Research focus areas
Research on controllership addresses all activities of controlling departments in companies, which covers a broad spectrum of controlling and can thus be considered a core area of German empirical controlling research. Future and already initiated research in the field of controlling addresses, among other things, financial controlling up to personnel controlling (i.e. a functional view), budgeting up to strategic planning (instrumental view) as well as the task of providing information up to the critical counterpart or business partner (institutional view or actor focus), as well as their respective influence on the success of the company. Overall, this emphasizes the central interface function of controlling and the close connection to other organizational units in the company.
Management Control Systems comprise all control systems available to management to align the activities of all employees with the objectives of the company. The goals of the company can be profit, sustainability or social contribution. Management control systems include, for example, cultural controls (Ouchi 1977), boundary controls (Simons 1995), or process controls (Chenhall 2003). MCS research represents a core discipline of international management control research.

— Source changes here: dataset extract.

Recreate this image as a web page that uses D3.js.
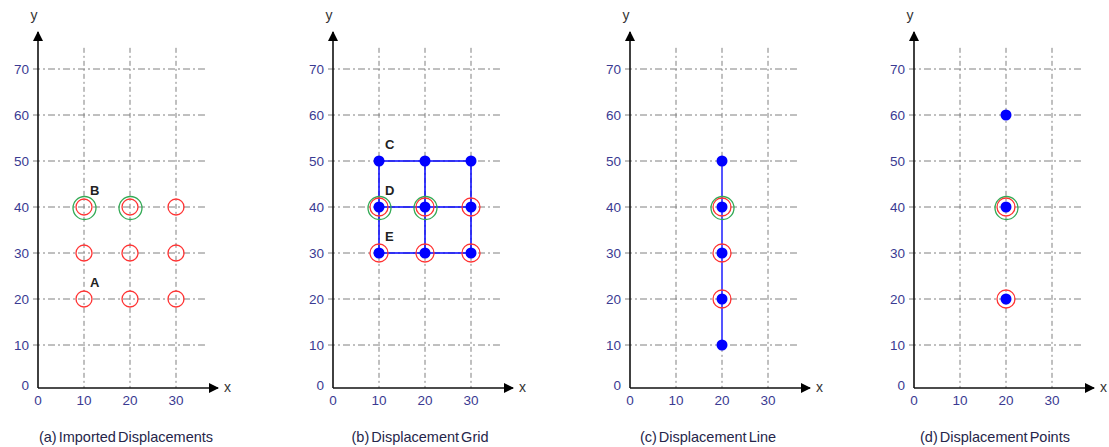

The general goal of MCS research at the Department of Controlling is to contribute to anchoring internationally relevant research in Germany and, in turn, to contribute to international MCS research from Germany.
Research at the Department of Controlling is not limited to exclusive controlling research. Rather, in accordance with the interdisciplinary orientation of the University of Kassel and the Faculty of Business Administration and Economics, a linkage with related topics is to be ensured. A completed exemplary project with Prof. Dr. Utz Schäffer, Dr. Christian Fikus and Prof. Dr. Matthias Meyer deals with a survey-like understanding of finance research. Using the bibliographic method of citation and co-citation analysis, the most important research clusters of all publications in the four highest ranked finance journals (Journal of Finance, Journal of Financial Economics, Review of Financial Studies, Journal of Financial and Quantitative Economics) for the period 1988-2007 were identified in order to test the thesis of a narrowing research with increasing blindness to current topics, which had found many adherents especially during and after the financial crisis. For this purpose, a total of 4,064 articles were analyzed and over 130,000 citations were manually checked for correctness and cleaned up (23,000). Against the backdrop of the current global economic and financial crisis, it is interesting to note that the criticism of the rigidity of finance and economics research voiced by Nobel Prize winner Paul Krugman, among others, cannot be substantiated. On the contrary, it is evident that numerous new research clusters have emerged over the course of the analysis period that are home to new research approaches. The project also provides an objective overview of the internal structure of finance research that has not been available in the international literature to date.